President Donald Trump formally notified the Congress today of his intention to sign a trade agreement with Mexico in the next 90 days, to which Canada could be added "if it is willing" and with whom he will resume the talks next week.
"Today the president informed Congress of his intent to sign a trade agreement with Mexico - and Canada, if it is willing - 90 days from now. It is the most advanced agreement and with the highest commercial standards in the world," said US Trade representative Robert Lighthizer, in a statement.
After a week of intense negotiations with Canadian minister, Chrystia Freeland, in which some progress was made but not enough to seal the pact, both parties will meet again in Washington.

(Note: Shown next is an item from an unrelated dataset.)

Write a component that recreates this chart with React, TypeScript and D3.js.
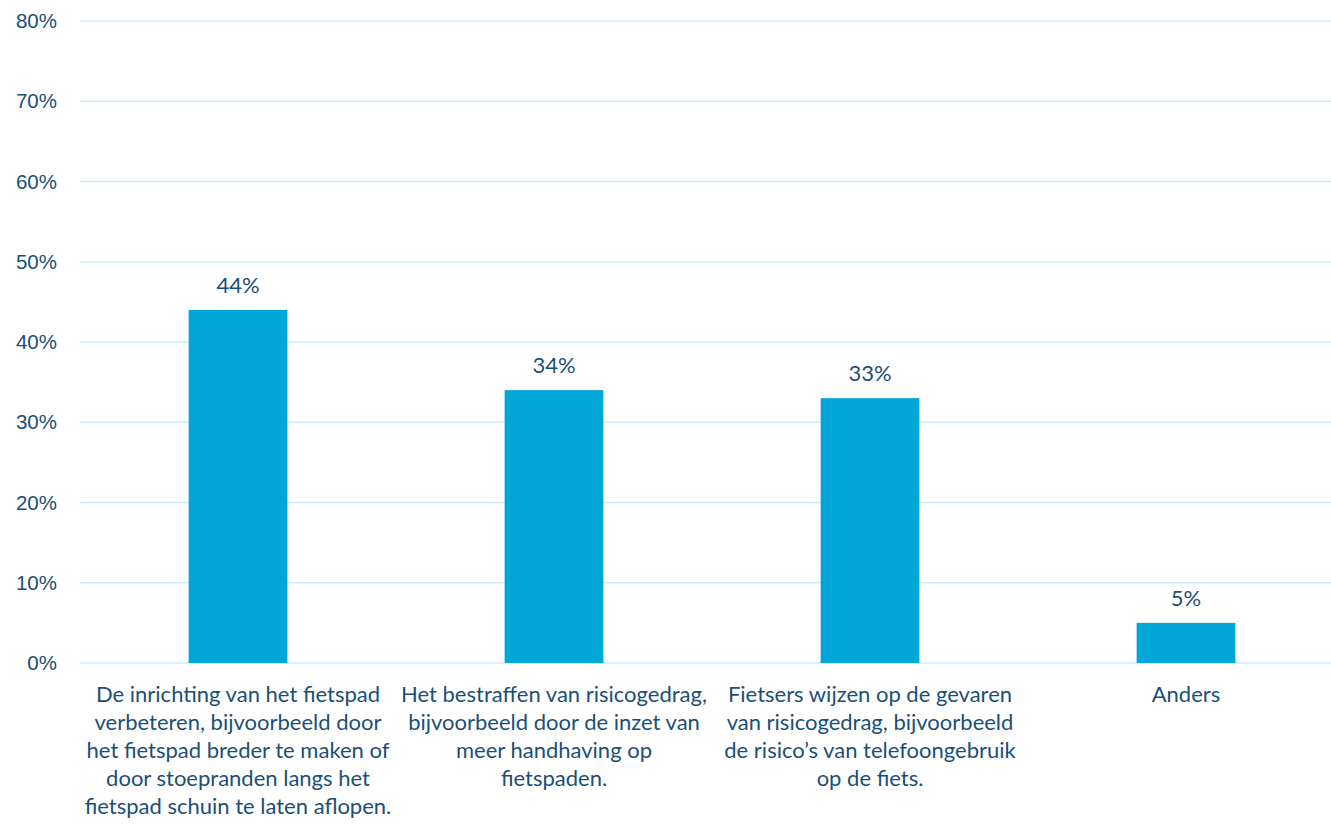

"The talks were constructive and we made progress (...) Our team will meet with Minister Freeland and her colleagues on Wednesday of next week," Lighthizer said.
On Monday, Trump unexpectedly announced he had reached an agreement with Mexico and affirmed Canada could join or negotiate a separate trade pact.
Trump set the final term this Thursday, so that Congress can review it as required by the legislation, and to make room for maneuver for it to be ratified by the outgoing Mexican president, Enrique Peña Nieto, who will leave office on December 1.
The goal is to reform the North American Free Trade Agreement (NAFTA), in force since 1994 between the three countries, and which currently includes more than one trillion dollars a year in exchanges.